Jim Jarmusch defines both cult director and acquired taste. Never a filmmaker to play by the rules or sell out to crass commercialism, his cinema swerves from easily accessible to meanderingly experimental.  “The Dead Don’t Die” is Jarmusch’s take on the zombie genre, using a lot of tricks we recognize while blending them with his peculiar, chatty arthouse style. Like many a bold experiment it doesn’t always work, but there’s little mistaking who made the movie.

We are taken to the rural American town of Centerville, surrounded by forests and lakes. Police Chief Cliff Robertson (Bill Murray) spends his days patrolling with Officer Ronnie Peterson (Adam Driver). Back at the station they are joined by take no nonsense Officer Mindy Morrison (Chloë Sevigny). Overall it’s a quiet town where locals gossip at the local diner, like Trump-supporter Frank Miller (Steve Buscemi), who is annoyed by local loon Hermit Bob (Tom Waits) stealing his chicken. But grander things are happening, such as the Earth tilting on its axis due to too much fracking. This is having the effect of making the days run longer, there’s also a strange glow around the moon when evening does come. Then, one night, two zombies appear, played by Iggy Pop and Sara Driver who carry out a bloody massacre at the diner. They are soon followed by more dead rising from the graves and even the local morgue, which is run by the enigmatic, samurai sword-wielding Zelda Winston (Tilda Swinton). Chief Robertson, Officer Peterson and Officer Morrison soon become aware of the little apocalypse descending on the town and do the only thing possible, blow off or chop off heads.

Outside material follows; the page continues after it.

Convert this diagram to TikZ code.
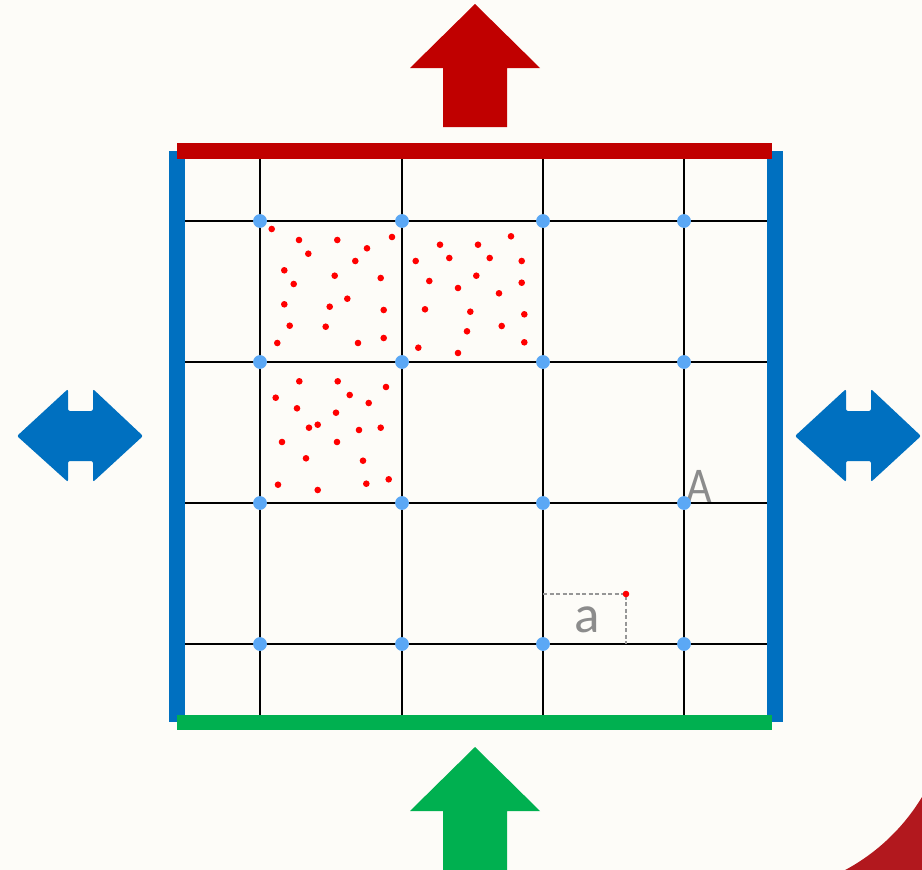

If you approach “The Dead Don’t Die” as simply an artifact by Jim Jarmusch then you might have a good time catching all of his stylistic signatures. The first half of the movie plays like one of his talkative, distracted films like his black and white western “Dead Man” or the vampire tale “Only Lovers Left Alive.” The second half of the movie actually does become nothing more than a zombie gore fest, with plenty of geeky shots of heads being blown apart, body parts being eaten and at one point a UFO appearing from the heavens. There are hints of deeper political subtext, like Steve Buscemi’s prickly farmer Miller wearing a “Make America White Again” hat or the fact that it’s fracking that’s causing the world to tilt and lose its balance. The humor throughout tends to stay low key, with moments that shine because of the fantastic casting. Bill Murray, who also starred in Jarmusch’s wonderful “Broken Flowers” delivers his lines with that charming aloofness and Adam Driver provides a great counterweight, underplaying much of the material. The scene stealer is the luminous Tilda Swinton, with long blonde hair and samurai sword. She is both the town undertaker and an action hero wandering around an arthouse movie. She asks questions with cold, scientific precision. When the corpses at her place of work suddenly awaken, she slices off their heads with flawless ease.

The difference between this and something like “The Walking Dead” or “World War Z” is that we are in on the joke with Jarmusch. He doesn’t actually take any of this seriously. When the zombies, well played by Punk god Iggy Pop (who was the subject of Jarmusch’s documentary “Gimme Danger”) and Sara Driver (the director’s life partner), emerge from their graves and eat some diner workers it’s gruesome but also hilarious. Jarmusch basks in mocking the zombie film aesthetic, with at times random shots of some transformed local munching on a body part. The final act is a riff on the classic zombie standoff, with our heroes surrounded by the walking dead at a local cemetery. Here a zombified Danny Glover, who plays Buscemi’s diner companion, has one of the funniest moments when Murray can’t bring himself to shoot away a friend. We even briefly get a group of traveling teens, one of whom is gamely played by Selena Gomez, who are dressed and look like the typical characters who would be the focus of the story in a popcorn production, but Jarmusch mercilessly snuffs them out quickly. This is his version of a zombie apocalypse with an offbeat rhythm.

Much of this is both the film’s strength and flaw. The gore is silly and the actors efficient, but what the movie lacks is more of an actual story and sense of purpose. What exactly is Jarmusch after aside from just lounging around with some small town Americans and then watch them blow away some zombies? Funny moments stand out from what feels like a muddled vision instead of a straight forward satire about this whole genre. “The Dead Don’t Die” almost has the tone of a sketchbook by a brilliant auteur, where he has the outlines of an idea, but hasn’t written them into a more concise whole. There isn’t the focus more apparent in his dramas, like 2016’s beautiful “Paterson,” also featuring Adam Driver, about a bus driver harboring the talent of a natural poet.

Yet Jarmusch can never be called irrelevant. “The Dead Don’t Die” may not be a complete success, but it is nonetheless a memorable attempt at twisting around a genre overdone already on TV and film. Jarmusch may have encountered a true quandary, that being trying to find something new in a concept already repackaged to death, like a zombie.

The Dead Don’t Die” opens June 14 in select theaters.